Но те были чистыми визионерками, а Шелест — нет, Шелест включала свои видения —
светлые и сумеречные, радостные и роковые — в рациональные конструкции
классического танца. Она была слишком умна, чтобы стать чистой визионеркой. И
слишком дисциплинированна — как образцовая классическая балерина. И все-таки:
поэтический ум, вольнолюбивая дисциплина, видения как свобода, а не как
подчинение тираническим архетипам. Скажем проще: художественная натура,
фея-художница чуть ли не с кистью в руке, фея-ваятельница, способная
перевоплотиться в скульптуру Родена. Пролог, вариацию из которого Шелест
провела на одном дыхании, о чем мы вспоминали в начале статьи, был весь украшен
— но нисколько не утяжелен — неуловимыми роденовскими штрихами. А тот изгиб
стана, которым она поражала в «Баядерке», в «танце со змеей», исполненный муки
изгиб исполненного прелести стана, — это уже не импрессионист Роден, но
чистейший скульптурный классицизм, а вместе с тем не Роден, но романс,
пластическое постижение петербургского городского фольклора.

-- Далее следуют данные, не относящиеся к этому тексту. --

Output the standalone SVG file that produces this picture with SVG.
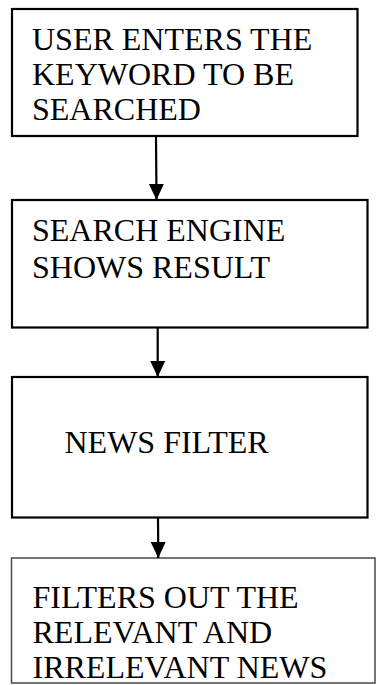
<svg xmlns="http://www.w3.org/2000/svg" width="376" height="685" viewBox="0 0 376 685">
  <style>
    .box { fill: #ffffff; stroke: #000000; stroke-width: 2.2; }
    .box.thin { stroke: #4a4a4a; stroke-width: 1.5; }
    .label { font-family: "Liberation Serif", "Times New Roman", serif; font-size: 32px; fill: #000000; }
    .link { stroke: #000000; stroke-width: 2.2; fill: none; }
  </style>
  <defs>
    <marker id="arrowhead" markerUnits="userSpaceOnUse" markerWidth="17" markerHeight="17" viewBox="0 0 17 17" refX="16" refY="8.5" orient="auto">
      <path d="M0,1 L16,8.5 L0,16 Z" fill="#000000"/>
    </marker>
  </defs>
  <rect width="376" height="685" fill="#ffffff"/>

  <!-- step 1 -->
  <g id="node-enter-keyword">
    <rect class="box" x="12" y="9" width="345.5" height="127"/>
    <text class="label" x="32" y="50">USER ENTERS THE</text>
    <text class="label" x="32" y="85">KEYWORD TO BE</text>
    <text class="label" x="32" y="120">SEARCHED</text>
  </g>

  <!-- step 2 -->
  <g id="node-search-results">
    <rect class="box" x="12" y="200" width="355.5" height="127.5"/>
    <text class="label" x="32" y="241">SEARCH ENGINE</text>
    <text class="label" x="32" y="278">SHOWS RESULT</text>
  </g>

  <!-- step 3 -->
  <g id="node-news-filter">
    <rect class="box" x="12" y="377" width="355.5" height="140.5"/>
    <text class="label" x="64.5" y="453">NEWS FILTER</text>
  </g>

  <!-- step 4 -->
  <g id="node-filter-output">
    <rect class="box thin" x="11.5" y="558" width="363.5" height="125"/>
    <text class="label" x="32.5" y="608">FILTERS OUT THE</text>
    <text class="label" x="32.5" y="643">RELEVANT AND</text>
    <text class="label" x="32.5" y="678">IRRELEVANT NEWS</text>
  </g>

  <!-- flow arrows -->
  <g id="connectors">
    <line class="link" x1="156" y1="136" x2="156.5" y2="200" marker-end="url(#arrowhead)"/>
    <line class="link" x1="157.7" y1="327.5" x2="157.7" y2="377" marker-end="url(#arrowhead)"/>
    <line class="link" x1="158" y1="517.5" x2="158.3" y2="558" marker-end="url(#arrowhead)"/>
  </g>
</svg>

Ситуация, описанная мной, уже
случалась в Мариинском театре, и в наиболее чистом виде — в 900-х годах, когда
блистательная Кшесинская олицетворяла императорский балет, а прекрасная Павлова
— театр поэта. Тогда Павлова, после недолгой борьбы, взяла верх: она была
моложе, да и век классического императорского театра уже кончался. А вскоре та
и другая оказались в Европе — Кшесинская не по своей воле и в конце концов
переехав в 1929 году в Париж, а Павлова, поселившись в Лондоне в 1913 году,
совершенно намеренно и надолго. Кроме сознательных личных причин ею руководила
безотчетная творческая причина: Павлова стала первой из танцовщиц Мариинского
театра в ХХ веке, которой показались узкими границы единственной, пусть и
родной, школы. Полвека спустя так поступит Нуреев, а вслед за ним — и другие, и
никого, кроме бессовестных лицемеров, это не удивит, никому не покажется
художественным вероломством. Никому, кроме нее — Аллы Яковлевны Шелест, самой
свободной — если не единственно сводобной — балерины послевоенного Ленинграда.

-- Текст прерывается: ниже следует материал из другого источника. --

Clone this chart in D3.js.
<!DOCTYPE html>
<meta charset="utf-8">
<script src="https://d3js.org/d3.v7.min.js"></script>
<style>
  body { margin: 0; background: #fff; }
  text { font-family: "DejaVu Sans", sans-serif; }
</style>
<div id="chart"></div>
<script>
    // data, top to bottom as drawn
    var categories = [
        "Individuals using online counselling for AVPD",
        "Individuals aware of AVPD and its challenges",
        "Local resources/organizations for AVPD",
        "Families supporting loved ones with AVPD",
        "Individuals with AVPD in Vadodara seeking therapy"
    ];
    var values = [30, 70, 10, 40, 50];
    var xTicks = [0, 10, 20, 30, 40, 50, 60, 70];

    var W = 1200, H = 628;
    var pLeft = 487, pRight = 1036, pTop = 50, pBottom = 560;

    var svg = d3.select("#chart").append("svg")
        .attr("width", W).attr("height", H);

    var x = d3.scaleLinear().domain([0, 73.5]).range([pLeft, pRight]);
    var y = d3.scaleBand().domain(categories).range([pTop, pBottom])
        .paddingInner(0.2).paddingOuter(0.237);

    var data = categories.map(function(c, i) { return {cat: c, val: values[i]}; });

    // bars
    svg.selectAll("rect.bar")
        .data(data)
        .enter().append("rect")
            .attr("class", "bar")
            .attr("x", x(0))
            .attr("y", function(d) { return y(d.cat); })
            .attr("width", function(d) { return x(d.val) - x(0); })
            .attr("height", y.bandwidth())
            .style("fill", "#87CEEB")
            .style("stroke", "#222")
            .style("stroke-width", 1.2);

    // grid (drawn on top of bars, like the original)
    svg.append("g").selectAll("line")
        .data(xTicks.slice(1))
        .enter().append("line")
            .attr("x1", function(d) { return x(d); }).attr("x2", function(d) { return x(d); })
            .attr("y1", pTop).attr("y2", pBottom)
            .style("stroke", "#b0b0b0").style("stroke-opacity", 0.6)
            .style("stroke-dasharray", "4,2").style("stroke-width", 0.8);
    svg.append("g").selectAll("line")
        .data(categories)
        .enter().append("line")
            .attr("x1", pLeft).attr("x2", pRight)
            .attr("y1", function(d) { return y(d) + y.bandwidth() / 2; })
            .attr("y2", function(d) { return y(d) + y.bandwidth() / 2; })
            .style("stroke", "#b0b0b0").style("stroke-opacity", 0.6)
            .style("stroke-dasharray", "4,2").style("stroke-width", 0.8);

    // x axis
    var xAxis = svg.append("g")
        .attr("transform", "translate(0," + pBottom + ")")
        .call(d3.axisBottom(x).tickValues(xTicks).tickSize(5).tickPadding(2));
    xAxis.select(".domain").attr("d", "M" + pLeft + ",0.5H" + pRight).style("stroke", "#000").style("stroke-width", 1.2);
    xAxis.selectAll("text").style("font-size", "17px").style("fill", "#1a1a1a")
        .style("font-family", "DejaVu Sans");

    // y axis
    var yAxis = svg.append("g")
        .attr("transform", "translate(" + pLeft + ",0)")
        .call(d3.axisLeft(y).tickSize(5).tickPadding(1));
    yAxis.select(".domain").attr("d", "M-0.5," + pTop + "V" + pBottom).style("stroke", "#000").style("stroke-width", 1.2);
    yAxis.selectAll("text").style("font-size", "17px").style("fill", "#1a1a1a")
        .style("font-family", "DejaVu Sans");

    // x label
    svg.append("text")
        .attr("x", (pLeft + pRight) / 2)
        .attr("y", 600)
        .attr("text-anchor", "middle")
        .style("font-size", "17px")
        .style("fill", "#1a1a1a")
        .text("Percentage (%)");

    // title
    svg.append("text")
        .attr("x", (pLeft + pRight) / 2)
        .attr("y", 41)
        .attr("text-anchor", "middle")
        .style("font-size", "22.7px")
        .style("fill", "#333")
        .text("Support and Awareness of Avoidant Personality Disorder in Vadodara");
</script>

Конечно, она не скажет этого вслух, так же как не признается себе, что границы
мариинского академизма узки и ей, что в этих границах хорошо лишь Сопернице и
поэтому Соперница всем вершит, а не потому только, что представительствует от
имени власти. Нет, она будет нести свой крест до конца, до конца отстаивать
свою роль — последней подлинно вагановской балерины. Ненужная сложность,
неоцененная и горделивая верность, оставшийся без ответа призыв. Шелест
танцует, учит, репетирует, советует, дает интервью. Ее мало кто слышит.
Балериной Пролога назвал я Шелест
в начале статьи, основываясь на первом впечатлении своем и на рассказах
довоенных питерских балетоманов. В дальнейшем же мне, редко приезжавшему в
Петербург москвичу, она стала казаться балериной Эпилога, балериной Конца (в
цветаевском смысле), конца великой художественной эпохи.

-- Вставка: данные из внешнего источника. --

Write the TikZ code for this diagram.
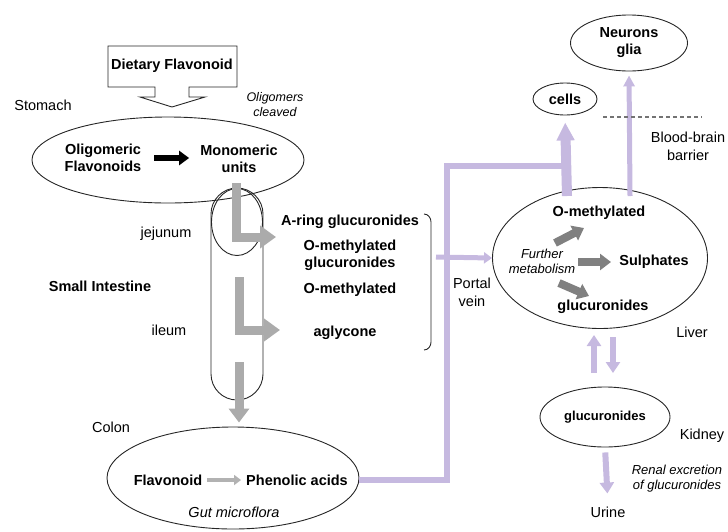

Последний раз я встретил Аллу
Яковлевну в фойе Мариинского театра, после очередной премьеры. Неутомимая
Г.Мшанская попросила нас высказать свое мнение, и мы оба дожидались, пока
телевизионщики установят аппаратуру.
У меня сжалось сердце, когда я
увидел ее: маленькая, сухонькая, старенькая, лишь глаза горели прежним огнем.
«Я им всем скажу, — прошептала она мне. — Это же не Ваганова. Все упрощено! Все
так примитивно!» И твердым шагом направилась к телеобъективу. Я приблизился,
стал слушать: Шелест говорила о том, как все хорошо танцуют. Кончив говорить,
она обернулась, увидела меня, пожала плечами и со словами: «А, все равно. Кому
это нужно» — медленно пошла к выходу, к ожидавшей ее машине.